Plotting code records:

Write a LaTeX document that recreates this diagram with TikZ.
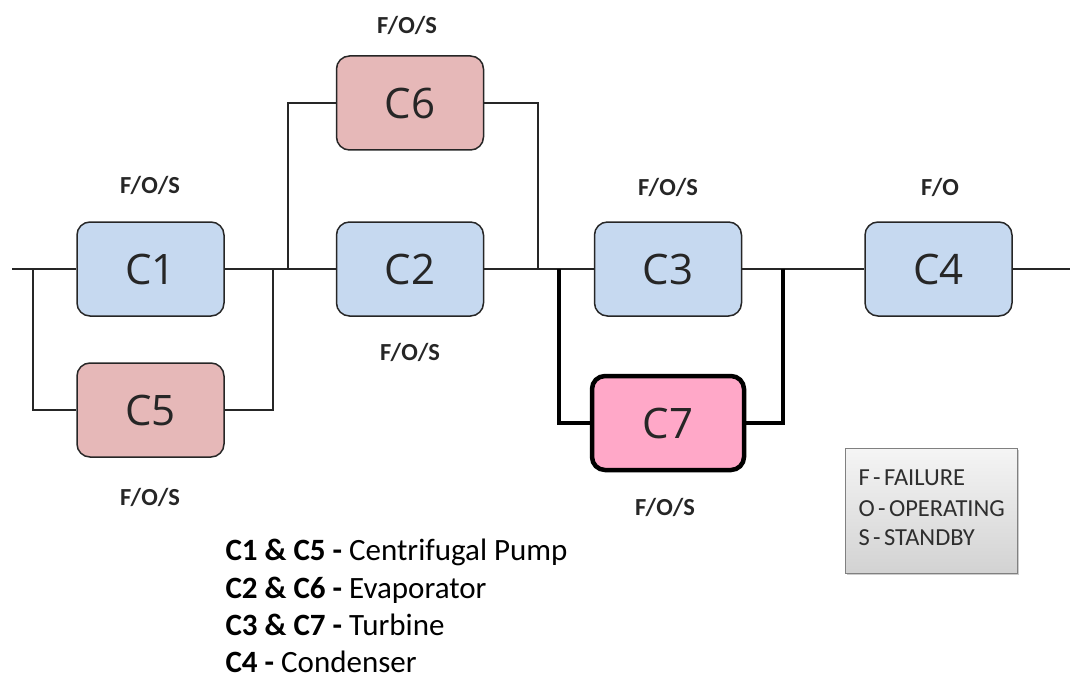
\documentclass[tikz,border=0pt]{standalone}
\usepackage{fontspec}
\setmainfont{Carlito}
\newfontfamily\boxfont{Open Sans}
\usetikzlibrary{positioning, shadows}
\usepackage{xcolor}
\definecolor{unitblue}{HTML}{C6D9F0}
\definecolor{unitrose}{HTML}{E6B8B8}
\definecolor{unitpink}{HTML}{FFA8C8}
\definecolor{linegrey}{HTML}{262626}
\definecolor{legendgrey}{HTML}{2E2E2E}
\newcommand{\keygap}{\spaceskip=0.14em\relax}

\begin{document}
\begin{tikzpicture}[x=1pt, y=-1pt,
  unit/.style={draw=linegrey, line width=1.5pt, rounded corners=13pt,
               minimum width=147pt, minimum height=94pt, text=linegrey,
               font=\boxfont\fontsize{42}{42}\selectfont},
  mode/.style={text=linegrey, font=\bfseries\fontsize{24.5}{24.5}\selectfont},
  listline/.style={anchor=base west, font=\fontsize{31}{31}\selectfont},
  keyline/.style={anchor=base west, text=legendgrey, font=\fontsize{24.5}{24.5}\selectfont},
  wire/.style={draw=linegrey, line width=1.6pt},
  heavywire/.style={draw=black, line width=4pt}]
  \useasboundingbox (0,0) rectangle (1070,679);

  % components
  \node[unit, fill=unitblue] (c1) at (150.5,269) {C1};
  \node[unit, fill=unitrose] (c5) at (150.5,410) {C5};
  \node[unit, fill=unitblue] (c2) at (410,269) {C2};
  \node[unit, fill=unitrose] (c6) at (410,103) {C6};
  \node[unit, fill=unitblue] (c3) at (668,269) {C3};
  \node[unit, fill=unitpink, draw=black, line width=4.5pt, minimum width=152pt] (c7) at (668,423) {C7};
  \node[unit, fill=unitblue] (c4) at (938.5,269) {C4};

  % junctions on the main line
  \coordinate (in)  at (12,269);
  \coordinate (j1)  at (33,269);
  \coordinate (j2)  at (273,269);
  \coordinate (j3)  at (288,269);
  \coordinate (j4)  at (538,269);
  \coordinate (j5)  at (559,269);
  \coordinate (j6)  at (783,269);
  \coordinate (out) at (1070,269);

  \draw[wire] (in) -- (c1.west) (c1.east) -- (c2.west) (c2.east) -- (c3.west)
              (c3.east) -- (c4.west) (c4.east) -- (out);
  \draw[wire] (j1) |- (c5.west) (c5.east) -| (j2);
  \draw[wire] (j3) |- (c6.west) (c6.east) -| (j4);
  \draw[heavywire] (j5) |- (c7.west) (c7.east) -| (j6);

  % states
  \node[mode] (s1) at (150,185) {F/O/S};
  \node[mode] (s5) at (150,497) {F/O/S};
  \node[mode] (s2) at (410,352) {F/O/S};
  \node[mode] (s6) at (407,25)  {F/O/S};
  \node[mode] (s3) at (668,187) {F/O/S};
  \node[mode] (s7) at (665,507) {F/O/S};
  \node[mode] (s4) at (940,187) {F/O};

  % key
  \node[draw=gray, line width=1pt, top color=gray!8, bottom color=gray!35,
        drop shadow={opacity=0.4}, minimum width=172pt, minimum height=125pt]
        (key) at (931,510.5) {};
  \node[keyline] (k1) at (855,485) {\keygap F - FAILURE};
  \node[keyline] (k2) at (855,516) {\keygap O - OPERATING};
  \node[keyline] (k3) at (855,545) {\keygap S - STANDBY};

  % component list
  \node[listline] (l1) at (222,560) {\textbf{C1 \& C5 -} Centrifugal Pump};
  \node[listline] (l2) at (222,598) {\textbf{C2 \& C6 -} Evaporator};
  \node[listline] (l3) at (222,635) {\textbf{C3 \& C7 -} Turbine};
  \node[listline] (l4) at (222,672) {\textbf{C4 -} Condenser};
\end{tikzpicture}
\end{document}
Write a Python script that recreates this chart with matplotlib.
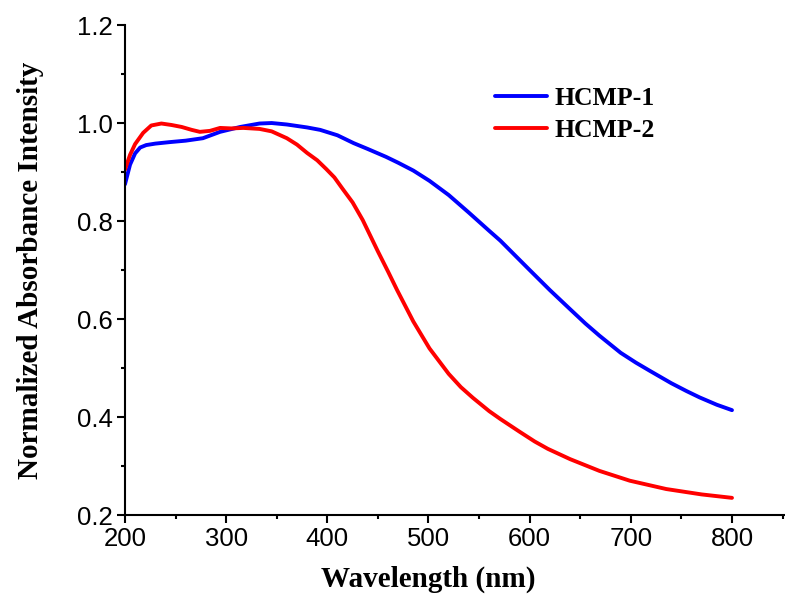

**Given exercise:** Repeat the records above exactly, omitting every picture.

**Reply:**
Write a LaTeX document that recreates this diagram with TikZ.
\documentclass[tikz,border=0pt]{standalone}
\usepackage{fontspec}
\setmainfont{Carlito}
\newfontfamily\boxfont{Open Sans}
\usetikzlibrary{positioning, shadows}
\usepackage{xcolor}
\definecolor{unitblue}{HTML}{C6D9F0}
\definecolor{unitrose}{HTML}{E6B8B8}
\definecolor{unitpink}{HTML}{FFA8C8}
\definecolor{linegrey}{HTML}{262626}
\definecolor{legendgrey}{HTML}{2E2E2E}
\newcommand{\keygap}{\spaceskip=0.14em\relax}

\begin{document}
\begin{tikzpicture}[x=1pt, y=-1pt,
  unit/.style={draw=linegrey, line width=1.5pt, rounded corners=13pt,
               minimum width=147pt, minimum height=94pt, text=linegrey,
               font=\boxfont\fontsize{42}{42}\selectfont},
  mode/.style={text=linegrey, font=\bfseries\fontsize{24.5}{24.5}\selectfont},
  listline/.style={anchor=base west, font=\fontsize{31}{31}\selectfont},
  keyline/.style={anchor=base west, text=legendgrey, font=\fontsize{24.5}{24.5}\selectfont},
  wire/.style={draw=linegrey, line width=1.6pt},
  heavywire/.style={draw=black, line width=4pt}]
  \useasboundingbox (0,0) rectangle (1070,679);

  % components
  \node[unit, fill=unitblue] (c1) at (150.5,269) {C1};
  \node[unit, fill=unitrose] (c5) at (150.5,410) {C5};
  \node[unit, fill=unitblue] (c2) at (410,269) {C2};
  \node[unit, fill=unitrose] (c6) at (410,103) {C6};
  \node[unit, fill=unitblue] (c3) at (668,269) {C3};
  \node[unit, fill=unitpink, draw=black, line width=4.5pt, minimum width=152pt] (c7) at (668,423) {C7};
  \node[unit, fill=unitblue] (c4) at (938.5,269) {C4};

  % junctions on the main line
  \coordinate (in)  at (12,269);
  \coordinate (j1)  at (33,269);
  \coordinate (j2)  at (273,269);
  \coordinate (j3)  at (288,269);
  \coordinate (j4)  at (538,269);
  \coordinate (j5)  at (559,269);
  \coordinate (j6)  at (783,269);
  \coordinate (out) at (1070,269);

  \draw[wire] (in) -- (c1.west) (c1.east) -- (c2.west) (c2.east) -- (c3.west)
              (c3.east) -- (c4.west) (c4.east) -- (out);
  \draw[wire] (j1) |- (c5.west) (c5.east) -| (j2);
  \draw[wire] (j3) |- (c6.west) (c6.east) -| (j4);
  \draw[heavywire] (j5) |- (c7.west) (c7.east) -| (j6);

  % states
  \node[mode] (s1) at (150,185) {F/O/S};
  \node[mode] (s5) at (150,497) {F/O/S};
  \node[mode] (s2) at (410,352) {F/O/S};
  \node[mode] (s6) at (407,25)  {F/O/S};
  \node[mode] (s3) at (668,187) {F/O/S};
  \node[mode] (s7) at (665,507) {F/O/S};
  \node[mode] (s4) at (940,187) {F/O};

  % key
  \node[draw=gray, line width=1pt, top color=gray!8, bottom color=gray!35,
        drop shadow={opacity=0.4}, minimum width=172pt, minimum height=125pt]
        (key) at (931,510.5) {};
  \node[keyline] (k1) at (855,485) {\keygap F - FAILURE};
  \node[keyline] (k2) at (855,516) {\keygap O - OPERATING};
  \node[keyline] (k3) at (855,545) {\keygap S - STANDBY};

  % component list
  \node[listline] (l1) at (222,560) {\textbf{C1 \& C5 -} Centrifugal Pump};
  \node[listline] (l2) at (222,598) {\textbf{C2 \& C6 -} Evaporator};
  \node[listline] (l3) at (222,635) {\textbf{C3 \& C7 -} Turbine};
  \node[listline] (l4) at (222,672) {\textbf{C4 -} Condenser};
\end{tikzpicture}
\end{document}
Write a Python script that recreates this chart with matplotlib.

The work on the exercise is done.